Exercise details →
Produce an exact copy of all the data below, dropping every image.

Given data →
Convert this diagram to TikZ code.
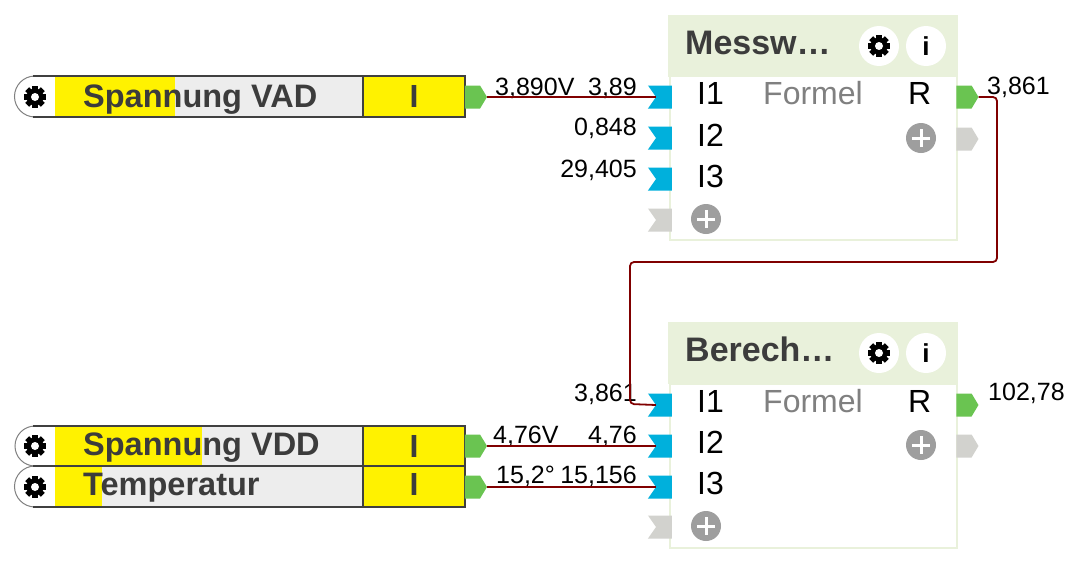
\documentclass[tikz,border=0pt]{standalone}
\usepackage{fontspec}
\setmainfont{Liberation Sans}
\usetikzlibrary{shapes.symbols}
\definecolor{blockgreen}{HTML}{E9F1DB}
\definecolor{wirered}{HTML}{800000}
\definecolor{portblue}{HTML}{00B0DC}
\definecolor{portgreen}{HTML}{6AC451}
\definecolor{portgrey}{HTML}{D2D2CE}
\definecolor{framegrey}{HTML}{404040}
\definecolor{textgrey}{HTML}{3C3C3C}
\tikzset{
  wire/.style={draw=wirered,line width=1.8pt},
  outport/.style={signal,signal to=east,signal from=nowhere,signal pointer angle=118,
    inner sep=0pt,minimum width=22pt,minimum height=23pt,fill=#1},
  inport/.style={signal,signal to=nowhere,signal from=west,signal pointer angle=110,
    inner sep=0pt,minimum width=24pt,minimum height=23pt,fill=#1},
  block/.style={draw=blockgreen,line width=2pt,fill=white,inner sep=0pt,outer sep=0pt,
    minimum width=287pt,minimum height=164pt,anchor=north west},
  headbar/.style={fill=blockgreen,inner sep=0pt,outer sep=0pt,minimum width=290pt,minimum height=62pt,anchor=north west},
  title/.style={anchor=base west,inner sep=0pt,text=textgrey,font=\fontsize{34}{36}\bfseries\selectfont},
  pinlabel/.style={anchor=base west,inner sep=0pt,font=\fontsize{32}{36}\selectfont},
  formel/.style={pinlabel,text=gray},
  value/.style={inner sep=0pt,font=\fontsize{25}{28}\selectfont},
  rowlabel/.style={anchor=base west,inner sep=0pt,text=textgrey,font=\fontsize{32.5}{36}\bfseries\selectfont},
  rowcell/.style={draw=framegrey,line width=2pt,fill=yellow,inner sep=0pt,minimum width=102pt,
    text=textgrey,font=\fontsize{32}{36}\bfseries\selectfont},
  iconback/.style={circle,fill=white,inner sep=0pt,minimum size=40pt,
    font=\fontsize{26}{30}\bfseries\selectfont},
  gearicon/.pic={
    \foreach \a in {0,45,...,135} \fill[black,rotate=\a] (-2.8,-11) rectangle (2.8,11);
    \fill[black] (0,0) circle [radius=8.5];
    \fill[white] (0,0) circle [radius=4];
  },
  plusicon/.pic={
    \fill[black!38] (0,0) circle [radius=15];
    \fill[white] (-9,-1.5) rectangle (9,1.5);
    \fill[white] (-1.5,-9) rectangle (1.5,9);
  }
}
\begin{document}
\begin{tikzpicture}[x=1pt,y=-1pt]
  \useasboundingbox[fill=white] (0,0) rectangle (1080,568);

  % sensor rows
  \fill[yellow] (55,76) rectangle (175,117);
  \fill[black!7] (175,76) rectangle (363,117);
  \fill[yellow] (55,426) rectangle (202,466);
  \fill[black!7] (202,426) rectangle (363,466);
  \fill[yellow] (55,466) rectangle (102,507);
  \fill[black!7] (102,466) rectangle (363,507);
  \draw[gray,line width=1pt] (35,76) arc [start angle=270, end angle=90, radius=20.5];
  \draw[gray,line width=1pt] (35,426) arc [start angle=270, end angle=90, radius=20];
  \draw[gray,line width=1pt] (35,466) arc [start angle=270, end angle=90, radius=20.5];
  \draw[framegrey,line width=2pt] (33,76) -- (363,76);
  \draw[framegrey,line width=2pt] (33,117) -- (363,117);
  \draw[framegrey,line width=2pt] (33,426) -- (363,426);
  \draw[framegrey,line width=2pt] (33,466) -- (363,466);
  \draw[framegrey,line width=2pt] (33,507) -- (363,507);
  \pic at (35,97) {gearicon};
  \pic at (35,446) {gearicon};
  \pic at (35,487) {gearicon};
  \node[rowlabel] (labelvad) at (83,107) {Spannung VAD};
  \node[rowlabel] (labelvdd) at (83,455) {Spannung VDD};
  \node[rowlabel] (labeltemp) at (83,495) {Temperatur};
  \node[rowcell,minimum height=41pt] (cellvad) at (414,96.5) {I};
  \node[rowcell,minimum height=40pt] (cellvdd) at (414,446) {I};
  \node[rowcell,minimum height=41pt,text depth=4pt] (celltemp) at (414,486.5) {I};
  \node[outport=portgreen] (outvad) at (472.5,97) {};
  \node[outport=portgreen] (outvdd) at (472.5,446) {};
  \node[outport=portgreen] (outtemp) at (472.5,487) {};

  % upper block
  \node[block] (messbody) at (669.5,76) {};
  \node[headbar] (messhead) at (668,15) {};
  \node[title] (messtitle) at (685,54) {Messw…};
  \node[iconback] (messgear) at (879,46) {};
  \pic at (messgear) {gearicon};
  \node[iconback] (messinfo) at (926,46) {i};
  \node[pinlabel] (messa) at (697,104) {I1};
  \node[pinlabel] (messb) at (697,146) {I2};
  \node[pinlabel] (messc) at (697,187) {I3};
  \node[formel] (messform) at (763,104) {Formel};
  \node[pinlabel] (messr) at (908,104) {R};
  \node[inport=portblue] (messina) at (664,97) {};
  \node[inport=portblue] (messinb) at (664,138) {};
  \node[inport=portblue] (messinc) at (664,179) {};
  \node[inport=portgrey] (messind) at (664,220) {};
  \pic at (706,219) {plusicon};
  \node[outport=portgreen] (messout) at (964,97) {};
  \node[outport=portgrey] (messoutb) at (964,139) {};
  \pic at (921,138) {plusicon};

  % lower block
  \node[block] (berbody) at (669.5,384) {};
  \node[headbar] (berhead) at (668,322) {};
  \node[title] (bertitle) at (685,361) {Berech…};
  \node[iconback] (bergear) at (879,353) {};
  \pic at (bergear) {gearicon};
  \node[iconback] (berinfo) at (926,353) {i};
  \node[pinlabel] (bera) at (697,412) {I1};
  \node[pinlabel] (berb) at (697,453) {I2};
  \node[pinlabel] (berc) at (697,494) {I3};
  \node[formel] (berform) at (763,412) {Formel};
  \node[pinlabel] (berr) at (908,412) {R};
  \node[inport=portblue] (berina) at (664,405) {};
  \node[inport=portblue] (berinb) at (664,446) {};
  \node[inport=portblue] (berinc) at (664,487) {};
  \node[inport=portgrey] (berind) at (664,527) {};
  \pic at (706,526) {plusicon};
  \node[outport=portgreen] (berout) at (964,405) {};
  \node[outport=portgrey] (beroutb) at (964,446) {};
  \pic at (921,445) {plusicon};

  % values
  \node[value,anchor=base west] (valvad) at (495,95) {3,890V};
  \node[value,anchor=base east] (valmessa) at (637,95) {3,89};
  \node[value,anchor=base east] (valmessb) at (637,135) {0,848};
  \node[value,anchor=base east] (valmessc) at (637,177) {29,405};
  \node[value,anchor=base west] (valmessr) at (987,94) {3,861};
  \node[value,anchor=base east] (valbera) at (637,401) {3,861};
  \node[value,anchor=base west] (valvdd) at (493,443) {4,76V};
  \node[value,anchor=base east] (valberb) at (637,443) {4,76};
  \node[value,anchor=base west] (valtemp) at (496,483) {15,2°};
  \node[value,anchor=base east] (valberc) at (637,483) {15,156};
  \node[value,anchor=base west] (valberr) at (988,400) {102,78};

  % wires
  \draw[wire] (outvad.east) -- (messina.west);
  \draw[wire] (outvdd.east) -- (berinb.west);
  \draw[wire] (outtemp.east) -- (berinc.west);
  \draw[wire,rounded corners=4pt] (messout.east) -- (997,97) -- (997,262) -- (630,262)
    -- (630,404) -- (berina.west);
\end{tikzpicture}
\end{document}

Task output →
Convert this diagram to TikZ code.
\documentclass[tikz,border=0pt]{standalone}
\usepackage{fontspec}
\setmainfont{Liberation Sans}
\usetikzlibrary{shapes.symbols}
\definecolor{blockgreen}{HTML}{E9F1DB}
\definecolor{wirered}{HTML}{800000}
\definecolor{portblue}{HTML}{00B0DC}
\definecolor{portgreen}{HTML}{6AC451}
\definecolor{portgrey}{HTML}{D2D2CE}
\definecolor{framegrey}{HTML}{404040}
\definecolor{textgrey}{HTML}{3C3C3C}
\tikzset{
  wire/.style={draw=wirered,line width=1.8pt},
  outport/.style={signal,signal to=east,signal from=nowhere,signal pointer angle=118,
    inner sep=0pt,minimum width=22pt,minimum height=23pt,fill=#1},
  inport/.style={signal,signal to=nowhere,signal from=west,signal pointer angle=110,
    inner sep=0pt,minimum width=24pt,minimum height=23pt,fill=#1},
  block/.style={draw=blockgreen,line width=2pt,fill=white,inner sep=0pt,outer sep=0pt,
    minimum width=287pt,minimum height=164pt,anchor=north west},
  headbar/.style={fill=blockgreen,inner sep=0pt,outer sep=0pt,minimum width=290pt,minimum height=62pt,anchor=north west},
  title/.style={anchor=base west,inner sep=0pt,text=textgrey,font=\fontsize{34}{36}\bfseries\selectfont},
  pinlabel/.style={anchor=base west,inner sep=0pt,font=\fontsize{32}{36}\selectfont},
  formel/.style={pinlabel,text=gray},
  value/.style={inner sep=0pt,font=\fontsize{25}{28}\selectfont},
  rowlabel/.style={anchor=base west,inner sep=0pt,text=textgrey,font=\fontsize{32.5}{36}\bfseries\selectfont},
  rowcell/.style={draw=framegrey,line width=2pt,fill=yellow,inner sep=0pt,minimum width=102pt,
    text=textgrey,font=\fontsize{32}{36}\bfseries\selectfont},
  iconback/.style={circle,fill=white,inner sep=0pt,minimum size=40pt,
    font=\fontsize{26}{30}\bfseries\selectfont},
  gearicon/.pic={
    \foreach \a in {0,45,...,135} \fill[black,rotate=\a] (-2.8,-11) rectangle (2.8,11);
    \fill[black] (0,0) circle [radius=8.5];
    \fill[white] (0,0) circle [radius=4];
  },
  plusicon/.pic={
    \fill[black!38] (0,0) circle [radius=15];
    \fill[white] (-9,-1.5) rectangle (9,1.5);
    \fill[white] (-1.5,-9) rectangle (1.5,9);
  }
}
\begin{document}
\begin{tikzpicture}[x=1pt,y=-1pt]
  \useasboundingbox[fill=white] (0,0) rectangle (1080,568);

  % sensor rows
  \fill[yellow] (55,76) rectangle (175,117);
  \fill[black!7] (175,76) rectangle (363,117);
  \fill[yellow] (55,426) rectangle (202,466);
  \fill[black!7] (202,426) rectangle (363,466);
  \fill[yellow] (55,466) rectangle (102,507);
  \fill[black!7] (102,466) rectangle (363,507);
  \draw[gray,line width=1pt] (35,76) arc [start angle=270, end angle=90, radius=20.5];
  \draw[gray,line width=1pt] (35,426) arc [start angle=270, end angle=90, radius=20];
  \draw[gray,line width=1pt] (35,466) arc [start angle=270, end angle=90, radius=20.5];
  \draw[framegrey,line width=2pt] (33,76) -- (363,76);
  \draw[framegrey,line width=2pt] (33,117) -- (363,117);
  \draw[framegrey,line width=2pt] (33,426) -- (363,426);
  \draw[framegrey,line width=2pt] (33,466) -- (363,466);
  \draw[framegrey,line width=2pt] (33,507) -- (363,507);
  \pic at (35,97) {gearicon};
  \pic at (35,446) {gearicon};
  \pic at (35,487) {gearicon};
  \node[rowlabel] (labelvad) at (83,107) {Spannung VAD};
  \node[rowlabel] (labelvdd) at (83,455) {Spannung VDD};
  \node[rowlabel] (labeltemp) at (83,495) {Temperatur};
  \node[rowcell,minimum height=41pt] (cellvad) at (414,96.5) {I};
  \node[rowcell,minimum height=40pt] (cellvdd) at (414,446) {I};
  \node[rowcell,minimum height=41pt,text depth=4pt] (celltemp) at (414,486.5) {I};
  \node[outport=portgreen] (outvad) at (472.5,97) {};
  \node[outport=portgreen] (outvdd) at (472.5,446) {};
  \node[outport=portgreen] (outtemp) at (472.5,487) {};

  % upper block
  \node[block] (messbody) at (669.5,76) {};
  \node[headbar] (messhead) at (668,15) {};
  \node[title] (messtitle) at (685,54) {Messw…};
  \node[iconback] (messgear) at (879,46) {};
  \pic at (messgear) {gearicon};
  \node[iconback] (messinfo) at (926,46) {i};
  \node[pinlabel] (messa) at (697,104) {I1};
  \node[pinlabel] (messb) at (697,146) {I2};
  \node[pinlabel] (messc) at (697,187) {I3};
  \node[formel] (messform) at (763,104) {Formel};
  \node[pinlabel] (messr) at (908,104) {R};
  \node[inport=portblue] (messina) at (664,97) {};
  \node[inport=portblue] (messinb) at (664,138) {};
  \node[inport=portblue] (messinc) at (664,179) {};
  \node[inport=portgrey] (messind) at (664,220) {};
  \pic at (706,219) {plusicon};
  \node[outport=portgreen] (messout) at (964,97) {};
  \node[outport=portgrey] (messoutb) at (964,139) {};
  \pic at (921,138) {plusicon};

  % lower block
  \node[block] (berbody) at (669.5,384) {};
  \node[headbar] (berhead) at (668,322) {};
  \node[title] (bertitle) at (685,361) {Berech…};
  \node[iconback] (bergear) at (879,353) {};
  \pic at (bergear) {gearicon};
  \node[iconback] (berinfo) at (926,353) {i};
  \node[pinlabel] (bera) at (697,412) {I1};
  \node[pinlabel] (berb) at (697,453) {I2};
  \node[pinlabel] (berc) at (697,494) {I3};
  \node[formel] (berform) at (763,412) {Formel};
  \node[pinlabel] (berr) at (908,412) {R};
  \node[inport=portblue] (berina) at (664,405) {};
  \node[inport=portblue] (berinb) at (664,446) {};
  \node[inport=portblue] (berinc) at (664,487) {};
  \node[inport=portgrey] (berind) at (664,527) {};
  \pic at (706,526) {plusicon};
  \node[outport=portgreen] (berout) at (964,405) {};
  \node[outport=portgrey] (beroutb) at (964,446) {};
  \pic at (921,445) {plusicon};

  % values
  \node[value,anchor=base west] (valvad) at (495,95) {3,890V};
  \node[value,anchor=base east] (valmessa) at (637,95) {3,89};
  \node[value,anchor=base east] (valmessb) at (637,135) {0,848};
  \node[value,anchor=base east] (valmessc) at (637,177) {29,405};
  \node[value,anchor=base west] (valmessr) at (987,94) {3,861};
  \node[value,anchor=base east] (valbera) at (637,401) {3,861};
  \node[value,anchor=base west] (valvdd) at (493,443) {4,76V};
  \node[value,anchor=base east] (valberb) at (637,443) {4,76};
  \node[value,anchor=base west] (valtemp) at (496,483) {15,2°};
  \node[value,anchor=base east] (valberc) at (637,483) {15,156};
  \node[value,anchor=base west] (valberr) at (988,400) {102,78};

  % wires
  \draw[wire] (outvad.east) -- (messina.west);
  \draw[wire] (outvdd.east) -- (berinb.west);
  \draw[wire] (outtemp.east) -- (berinc.west);
  \draw[wire,rounded corners=4pt] (messout.east) -- (997,97) -- (997,262) -- (630,262)
    -- (630,404) -- (berina.west);
\end{tikzpicture}
\end{document}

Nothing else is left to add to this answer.